The Democrats, remembering the results of the campaign of 1914, were far from indulgent of this small army, the members of which were all generals.

In Denver, Elsie Hill the Woman’s Party organizer was arrested and hurried to the police station in a patrol wagon. The only charge against her was that she had distributed literature telling the Democratic record on Suffrage.

In Colorado Springs, the Federal Amendment banner was “arrested” and locked up for the night in jail.

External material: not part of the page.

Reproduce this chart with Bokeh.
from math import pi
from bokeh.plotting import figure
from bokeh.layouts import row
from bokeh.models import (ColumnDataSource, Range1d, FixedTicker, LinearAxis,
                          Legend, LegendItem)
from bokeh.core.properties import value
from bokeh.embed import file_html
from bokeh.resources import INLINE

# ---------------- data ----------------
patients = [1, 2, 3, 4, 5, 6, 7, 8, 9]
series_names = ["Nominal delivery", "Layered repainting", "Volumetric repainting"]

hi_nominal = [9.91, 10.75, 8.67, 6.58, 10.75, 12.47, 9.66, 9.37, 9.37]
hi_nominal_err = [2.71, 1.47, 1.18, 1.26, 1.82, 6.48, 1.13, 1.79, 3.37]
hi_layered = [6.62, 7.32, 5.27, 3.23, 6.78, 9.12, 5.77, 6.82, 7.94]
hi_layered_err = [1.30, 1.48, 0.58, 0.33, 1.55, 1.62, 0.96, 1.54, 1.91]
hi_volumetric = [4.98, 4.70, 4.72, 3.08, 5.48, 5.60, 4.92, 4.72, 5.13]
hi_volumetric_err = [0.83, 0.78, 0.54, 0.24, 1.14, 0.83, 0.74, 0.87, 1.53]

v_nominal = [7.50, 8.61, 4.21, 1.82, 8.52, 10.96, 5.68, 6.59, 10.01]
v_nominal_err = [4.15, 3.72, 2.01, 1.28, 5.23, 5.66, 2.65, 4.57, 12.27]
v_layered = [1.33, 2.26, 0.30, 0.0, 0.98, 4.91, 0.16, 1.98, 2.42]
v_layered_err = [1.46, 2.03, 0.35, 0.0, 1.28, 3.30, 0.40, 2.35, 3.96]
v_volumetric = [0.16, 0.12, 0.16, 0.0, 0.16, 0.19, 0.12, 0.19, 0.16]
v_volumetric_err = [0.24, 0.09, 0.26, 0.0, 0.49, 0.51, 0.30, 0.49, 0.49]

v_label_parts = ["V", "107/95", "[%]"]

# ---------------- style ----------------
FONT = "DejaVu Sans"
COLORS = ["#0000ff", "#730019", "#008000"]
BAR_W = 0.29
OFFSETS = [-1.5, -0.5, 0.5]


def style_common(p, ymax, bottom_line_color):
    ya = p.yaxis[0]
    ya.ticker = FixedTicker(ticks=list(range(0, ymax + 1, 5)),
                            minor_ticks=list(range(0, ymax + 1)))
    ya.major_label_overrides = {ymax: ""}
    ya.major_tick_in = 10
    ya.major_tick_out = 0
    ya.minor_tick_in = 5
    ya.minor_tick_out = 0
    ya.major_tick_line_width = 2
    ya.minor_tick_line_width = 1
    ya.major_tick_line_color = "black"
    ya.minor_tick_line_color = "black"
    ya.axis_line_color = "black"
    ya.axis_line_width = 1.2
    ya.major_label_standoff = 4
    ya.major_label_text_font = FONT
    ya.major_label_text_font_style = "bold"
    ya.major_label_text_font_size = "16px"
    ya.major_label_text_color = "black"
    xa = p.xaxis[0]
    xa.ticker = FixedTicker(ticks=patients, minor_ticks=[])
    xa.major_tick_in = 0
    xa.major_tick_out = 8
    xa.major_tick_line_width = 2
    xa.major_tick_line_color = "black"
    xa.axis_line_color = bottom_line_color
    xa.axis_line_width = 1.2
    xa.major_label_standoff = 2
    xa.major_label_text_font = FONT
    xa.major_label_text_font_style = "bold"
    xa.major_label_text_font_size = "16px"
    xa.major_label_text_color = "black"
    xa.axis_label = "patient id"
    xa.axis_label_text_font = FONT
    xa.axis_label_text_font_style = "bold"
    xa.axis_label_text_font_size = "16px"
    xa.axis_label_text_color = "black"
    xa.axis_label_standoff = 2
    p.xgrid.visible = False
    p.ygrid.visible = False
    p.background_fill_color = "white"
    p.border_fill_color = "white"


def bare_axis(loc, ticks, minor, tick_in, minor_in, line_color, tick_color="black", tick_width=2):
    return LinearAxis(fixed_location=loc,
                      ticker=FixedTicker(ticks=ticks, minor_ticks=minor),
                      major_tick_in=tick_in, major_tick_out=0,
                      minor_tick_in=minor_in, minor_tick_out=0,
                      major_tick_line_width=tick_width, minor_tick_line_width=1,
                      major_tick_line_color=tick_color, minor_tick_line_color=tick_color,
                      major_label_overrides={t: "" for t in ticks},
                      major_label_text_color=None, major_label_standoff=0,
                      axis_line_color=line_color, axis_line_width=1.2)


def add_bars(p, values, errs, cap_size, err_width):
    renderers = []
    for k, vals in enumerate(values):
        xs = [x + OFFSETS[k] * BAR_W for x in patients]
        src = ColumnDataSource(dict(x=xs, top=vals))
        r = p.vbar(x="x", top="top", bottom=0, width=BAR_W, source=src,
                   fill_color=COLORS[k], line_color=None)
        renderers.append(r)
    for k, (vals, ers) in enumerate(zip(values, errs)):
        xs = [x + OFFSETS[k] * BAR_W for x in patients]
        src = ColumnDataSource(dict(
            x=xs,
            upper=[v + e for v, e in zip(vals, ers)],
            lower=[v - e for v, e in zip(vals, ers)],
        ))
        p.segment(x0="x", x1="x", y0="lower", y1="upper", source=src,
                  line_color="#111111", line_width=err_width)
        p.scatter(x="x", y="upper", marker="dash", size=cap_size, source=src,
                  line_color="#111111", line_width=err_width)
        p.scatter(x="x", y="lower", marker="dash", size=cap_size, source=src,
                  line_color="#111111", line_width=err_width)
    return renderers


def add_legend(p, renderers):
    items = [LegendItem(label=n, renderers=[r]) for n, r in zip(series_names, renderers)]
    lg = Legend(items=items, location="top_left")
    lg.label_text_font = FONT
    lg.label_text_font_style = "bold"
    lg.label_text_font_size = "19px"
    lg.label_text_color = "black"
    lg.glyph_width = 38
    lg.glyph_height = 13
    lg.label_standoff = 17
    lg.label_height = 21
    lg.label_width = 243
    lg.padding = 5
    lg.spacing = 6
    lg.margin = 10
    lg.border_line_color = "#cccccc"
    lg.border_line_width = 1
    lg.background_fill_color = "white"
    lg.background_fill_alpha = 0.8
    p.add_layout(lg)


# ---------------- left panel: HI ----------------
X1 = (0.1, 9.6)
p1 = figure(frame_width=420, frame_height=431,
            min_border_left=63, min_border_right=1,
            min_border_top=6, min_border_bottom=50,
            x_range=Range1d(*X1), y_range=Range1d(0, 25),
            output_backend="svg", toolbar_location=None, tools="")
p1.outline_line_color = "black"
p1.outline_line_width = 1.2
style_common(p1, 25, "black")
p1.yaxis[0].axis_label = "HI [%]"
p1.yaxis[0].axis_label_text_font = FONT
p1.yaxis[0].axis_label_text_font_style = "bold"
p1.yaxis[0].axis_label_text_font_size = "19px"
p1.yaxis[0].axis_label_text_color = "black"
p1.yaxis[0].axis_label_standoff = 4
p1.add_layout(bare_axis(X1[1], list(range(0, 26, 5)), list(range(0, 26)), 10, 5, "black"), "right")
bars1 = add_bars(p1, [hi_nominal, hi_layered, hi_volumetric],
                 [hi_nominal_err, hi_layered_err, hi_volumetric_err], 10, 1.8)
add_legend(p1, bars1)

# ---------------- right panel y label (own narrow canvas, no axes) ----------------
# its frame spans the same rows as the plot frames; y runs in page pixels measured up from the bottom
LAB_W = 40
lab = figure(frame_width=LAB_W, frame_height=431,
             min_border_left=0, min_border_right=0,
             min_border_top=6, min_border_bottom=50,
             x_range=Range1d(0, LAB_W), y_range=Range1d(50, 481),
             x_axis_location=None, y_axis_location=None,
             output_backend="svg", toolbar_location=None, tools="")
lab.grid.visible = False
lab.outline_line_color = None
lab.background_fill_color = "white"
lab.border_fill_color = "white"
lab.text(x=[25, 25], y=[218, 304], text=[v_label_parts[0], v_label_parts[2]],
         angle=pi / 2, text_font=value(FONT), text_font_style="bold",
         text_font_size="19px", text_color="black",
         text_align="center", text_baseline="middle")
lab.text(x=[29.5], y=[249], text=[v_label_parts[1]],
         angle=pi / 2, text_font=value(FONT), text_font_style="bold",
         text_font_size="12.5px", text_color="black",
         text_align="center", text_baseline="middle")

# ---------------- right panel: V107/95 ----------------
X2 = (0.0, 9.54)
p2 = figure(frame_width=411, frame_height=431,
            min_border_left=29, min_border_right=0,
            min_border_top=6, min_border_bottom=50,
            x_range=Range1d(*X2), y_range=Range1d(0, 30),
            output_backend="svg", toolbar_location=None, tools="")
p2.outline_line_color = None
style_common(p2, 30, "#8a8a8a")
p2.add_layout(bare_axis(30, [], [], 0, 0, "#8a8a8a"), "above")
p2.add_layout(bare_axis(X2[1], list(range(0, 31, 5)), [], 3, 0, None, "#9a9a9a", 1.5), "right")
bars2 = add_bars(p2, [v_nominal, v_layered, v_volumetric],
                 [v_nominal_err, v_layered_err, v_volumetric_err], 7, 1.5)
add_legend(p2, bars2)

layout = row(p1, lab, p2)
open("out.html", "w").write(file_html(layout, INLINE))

In Chicago, described by the Chicago Tribune as the “pivotal point of the 1916 election,” this hostility was much more violent. The day that Wilson spoke there a hundred women, some of them carrying inscribed banners, stationed themselves at the entrance to the auditorium where he was to appear. They were attacked by groups of men, who tore their banners out of their hands, and demolished them. Several women were thrown to the ground, and one, still clinging to the banner, was dragged across the street.

This was followed by an attack upon Minnie E. Brooke, one of the Woman’s Party speakers. She was alone, walking quietly down Michigan Boulevard. She had a small purple, white, and gold flag in her hand, and was wearing the regalia of the Woman’s Party. Suddenly two men darted up to her, and tried to tear her colors away. In the struggle she was thrown down and would have fallen in front of an automobile had not a hotel employee run to her assistance.

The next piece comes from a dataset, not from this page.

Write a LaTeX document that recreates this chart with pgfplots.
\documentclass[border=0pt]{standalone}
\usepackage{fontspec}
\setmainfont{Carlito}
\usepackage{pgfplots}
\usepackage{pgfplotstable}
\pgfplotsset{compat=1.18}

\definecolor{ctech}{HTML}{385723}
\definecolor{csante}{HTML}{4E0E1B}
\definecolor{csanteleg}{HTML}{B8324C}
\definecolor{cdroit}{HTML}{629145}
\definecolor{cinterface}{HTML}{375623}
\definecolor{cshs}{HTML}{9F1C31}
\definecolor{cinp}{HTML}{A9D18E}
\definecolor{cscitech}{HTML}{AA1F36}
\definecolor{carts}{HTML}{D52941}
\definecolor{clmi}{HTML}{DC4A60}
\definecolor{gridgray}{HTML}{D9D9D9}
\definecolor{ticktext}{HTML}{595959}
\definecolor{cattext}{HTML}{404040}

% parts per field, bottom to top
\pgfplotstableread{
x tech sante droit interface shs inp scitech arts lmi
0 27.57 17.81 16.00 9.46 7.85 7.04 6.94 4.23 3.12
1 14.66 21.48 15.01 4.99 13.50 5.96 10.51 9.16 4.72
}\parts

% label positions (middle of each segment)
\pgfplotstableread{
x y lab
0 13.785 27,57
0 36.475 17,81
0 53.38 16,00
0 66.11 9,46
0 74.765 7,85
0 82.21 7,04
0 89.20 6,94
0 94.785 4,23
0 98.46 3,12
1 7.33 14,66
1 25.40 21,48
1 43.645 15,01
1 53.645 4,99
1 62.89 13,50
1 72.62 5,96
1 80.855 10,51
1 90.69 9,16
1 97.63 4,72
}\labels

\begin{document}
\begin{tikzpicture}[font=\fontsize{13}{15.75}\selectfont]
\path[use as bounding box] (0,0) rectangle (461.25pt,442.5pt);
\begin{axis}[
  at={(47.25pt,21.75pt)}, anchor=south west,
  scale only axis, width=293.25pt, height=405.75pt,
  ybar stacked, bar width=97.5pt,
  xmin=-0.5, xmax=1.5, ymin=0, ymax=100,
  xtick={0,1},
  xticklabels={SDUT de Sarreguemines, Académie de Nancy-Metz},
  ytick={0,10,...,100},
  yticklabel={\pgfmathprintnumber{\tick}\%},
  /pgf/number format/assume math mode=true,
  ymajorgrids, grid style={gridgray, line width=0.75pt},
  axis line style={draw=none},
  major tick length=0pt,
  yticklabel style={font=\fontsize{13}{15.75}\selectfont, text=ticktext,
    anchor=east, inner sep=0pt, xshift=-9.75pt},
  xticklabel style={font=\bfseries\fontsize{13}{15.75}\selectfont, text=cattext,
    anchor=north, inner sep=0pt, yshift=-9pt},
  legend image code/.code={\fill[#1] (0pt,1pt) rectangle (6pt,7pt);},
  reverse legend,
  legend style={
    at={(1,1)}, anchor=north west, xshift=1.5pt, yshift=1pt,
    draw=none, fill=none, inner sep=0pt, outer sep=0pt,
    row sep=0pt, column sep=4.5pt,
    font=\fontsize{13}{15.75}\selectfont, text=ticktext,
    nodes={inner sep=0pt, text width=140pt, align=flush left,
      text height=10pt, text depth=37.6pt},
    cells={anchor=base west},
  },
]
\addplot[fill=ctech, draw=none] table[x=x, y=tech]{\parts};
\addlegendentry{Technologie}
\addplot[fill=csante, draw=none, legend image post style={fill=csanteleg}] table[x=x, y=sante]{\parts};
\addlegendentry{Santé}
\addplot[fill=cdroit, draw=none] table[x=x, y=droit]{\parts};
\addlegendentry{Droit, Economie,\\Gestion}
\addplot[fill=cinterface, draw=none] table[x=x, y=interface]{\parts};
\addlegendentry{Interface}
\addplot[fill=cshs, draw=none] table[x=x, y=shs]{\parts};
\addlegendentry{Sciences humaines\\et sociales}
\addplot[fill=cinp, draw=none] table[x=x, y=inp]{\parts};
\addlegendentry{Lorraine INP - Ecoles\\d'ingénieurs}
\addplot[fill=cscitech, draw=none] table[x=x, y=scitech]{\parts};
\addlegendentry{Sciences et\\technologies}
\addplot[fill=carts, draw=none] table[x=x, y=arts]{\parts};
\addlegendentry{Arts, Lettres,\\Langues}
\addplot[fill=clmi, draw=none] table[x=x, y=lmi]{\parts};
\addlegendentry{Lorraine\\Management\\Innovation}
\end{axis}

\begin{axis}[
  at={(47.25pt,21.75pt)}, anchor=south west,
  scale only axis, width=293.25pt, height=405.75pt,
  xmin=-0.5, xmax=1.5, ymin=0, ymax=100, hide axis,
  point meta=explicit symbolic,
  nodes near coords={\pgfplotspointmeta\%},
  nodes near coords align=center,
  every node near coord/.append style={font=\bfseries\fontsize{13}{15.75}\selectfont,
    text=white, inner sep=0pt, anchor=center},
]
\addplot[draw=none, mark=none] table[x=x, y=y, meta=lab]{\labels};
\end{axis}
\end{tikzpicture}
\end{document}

However, in the out-of-way country places in the Western States, the Woman’s Party speakers were received with that hearty hospitality, that instant and instinctive chivalry, which marks the West. In this campaign, they made a point of appearing in the State and County Fairs which characterized the late summer and early fall months.

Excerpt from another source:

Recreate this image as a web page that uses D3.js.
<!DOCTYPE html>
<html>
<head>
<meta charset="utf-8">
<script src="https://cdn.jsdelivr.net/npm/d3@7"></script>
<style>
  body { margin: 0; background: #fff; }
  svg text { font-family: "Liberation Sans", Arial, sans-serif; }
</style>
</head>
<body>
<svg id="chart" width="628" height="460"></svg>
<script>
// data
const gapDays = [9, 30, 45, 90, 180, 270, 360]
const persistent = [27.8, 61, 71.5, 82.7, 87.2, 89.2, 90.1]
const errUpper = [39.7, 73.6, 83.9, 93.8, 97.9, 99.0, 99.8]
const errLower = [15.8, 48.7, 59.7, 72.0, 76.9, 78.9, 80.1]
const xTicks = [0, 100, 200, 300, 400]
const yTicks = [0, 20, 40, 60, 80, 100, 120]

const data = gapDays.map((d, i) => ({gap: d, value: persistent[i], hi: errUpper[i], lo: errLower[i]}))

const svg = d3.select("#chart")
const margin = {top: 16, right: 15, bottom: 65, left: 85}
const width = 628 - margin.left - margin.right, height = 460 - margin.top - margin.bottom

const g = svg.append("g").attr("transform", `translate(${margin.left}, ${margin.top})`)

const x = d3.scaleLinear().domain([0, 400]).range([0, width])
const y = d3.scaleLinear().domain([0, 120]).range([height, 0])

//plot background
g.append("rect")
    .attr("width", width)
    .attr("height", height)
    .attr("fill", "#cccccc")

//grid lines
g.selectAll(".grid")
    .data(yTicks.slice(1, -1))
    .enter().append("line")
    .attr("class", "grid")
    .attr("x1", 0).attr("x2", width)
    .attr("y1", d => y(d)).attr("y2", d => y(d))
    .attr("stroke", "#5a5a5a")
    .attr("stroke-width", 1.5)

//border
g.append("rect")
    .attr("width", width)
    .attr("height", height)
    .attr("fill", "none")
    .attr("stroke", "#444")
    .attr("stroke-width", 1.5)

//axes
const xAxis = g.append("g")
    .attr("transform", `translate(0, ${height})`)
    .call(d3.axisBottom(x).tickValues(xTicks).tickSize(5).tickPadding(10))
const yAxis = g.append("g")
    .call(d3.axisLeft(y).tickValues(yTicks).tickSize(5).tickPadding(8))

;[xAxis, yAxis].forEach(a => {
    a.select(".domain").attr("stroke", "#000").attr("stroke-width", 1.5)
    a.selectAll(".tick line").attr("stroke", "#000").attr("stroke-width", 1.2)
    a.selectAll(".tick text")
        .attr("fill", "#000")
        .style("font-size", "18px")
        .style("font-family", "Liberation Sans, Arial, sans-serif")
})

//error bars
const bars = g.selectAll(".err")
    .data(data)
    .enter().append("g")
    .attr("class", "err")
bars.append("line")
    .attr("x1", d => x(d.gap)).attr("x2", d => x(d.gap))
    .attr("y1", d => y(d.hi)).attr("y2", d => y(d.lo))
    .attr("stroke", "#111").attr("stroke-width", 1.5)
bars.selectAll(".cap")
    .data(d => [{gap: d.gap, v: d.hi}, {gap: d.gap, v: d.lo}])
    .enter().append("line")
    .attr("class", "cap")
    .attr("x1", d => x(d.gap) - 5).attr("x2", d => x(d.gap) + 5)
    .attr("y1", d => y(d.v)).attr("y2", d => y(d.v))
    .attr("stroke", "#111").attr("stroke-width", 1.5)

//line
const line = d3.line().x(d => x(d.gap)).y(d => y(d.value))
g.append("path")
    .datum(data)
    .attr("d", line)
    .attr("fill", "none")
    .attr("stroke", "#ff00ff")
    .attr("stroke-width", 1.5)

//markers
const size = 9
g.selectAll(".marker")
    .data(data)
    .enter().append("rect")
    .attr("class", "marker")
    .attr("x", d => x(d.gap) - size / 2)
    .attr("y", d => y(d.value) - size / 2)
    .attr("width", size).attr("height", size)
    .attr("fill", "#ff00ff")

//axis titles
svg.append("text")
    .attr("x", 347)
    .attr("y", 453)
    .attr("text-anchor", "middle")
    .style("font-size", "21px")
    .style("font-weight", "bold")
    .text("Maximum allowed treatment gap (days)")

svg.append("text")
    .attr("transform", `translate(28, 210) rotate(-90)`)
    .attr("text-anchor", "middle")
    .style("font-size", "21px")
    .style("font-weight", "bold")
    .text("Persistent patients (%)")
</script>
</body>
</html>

On Frontier Day, at the Douglas County Grange at Castle Rock, Colorado, Elsie Hill spoke—to a grandstand crowded with people—between the end of the relay race (in which the riders changed horses and saddles) and the beginning of the steer-roping contest. On the stand were massed men, women, and children. Just over the fence crowded hundreds of cowboys and farmers.

Street processions also characterized this campaign. At night in Salt Lake City occurred an extraordinary parade—a river of yellow. The squad of mounted policemen who headed the procession wore the purple, white, and gold regalia of the Woman’s Party. Marching women carried lighted yellow Japanese lanterns. The people who filled the automobiles carried yellow lanterns. The huge Amendment banner was yellow. Yellow banners were strung across the streets.

Billboards and posters appeared everywhere which adjured voters not to support Wilson or any Democratic candidates for Congress. In Tucson and Prescott, Arizona, these great banners were surreptitiously cut down. In California, the Democrats placed counter placards beside these disturbing posters. In San Francisco, armed patrols guarded the two conflicting posters in one hotel lobby.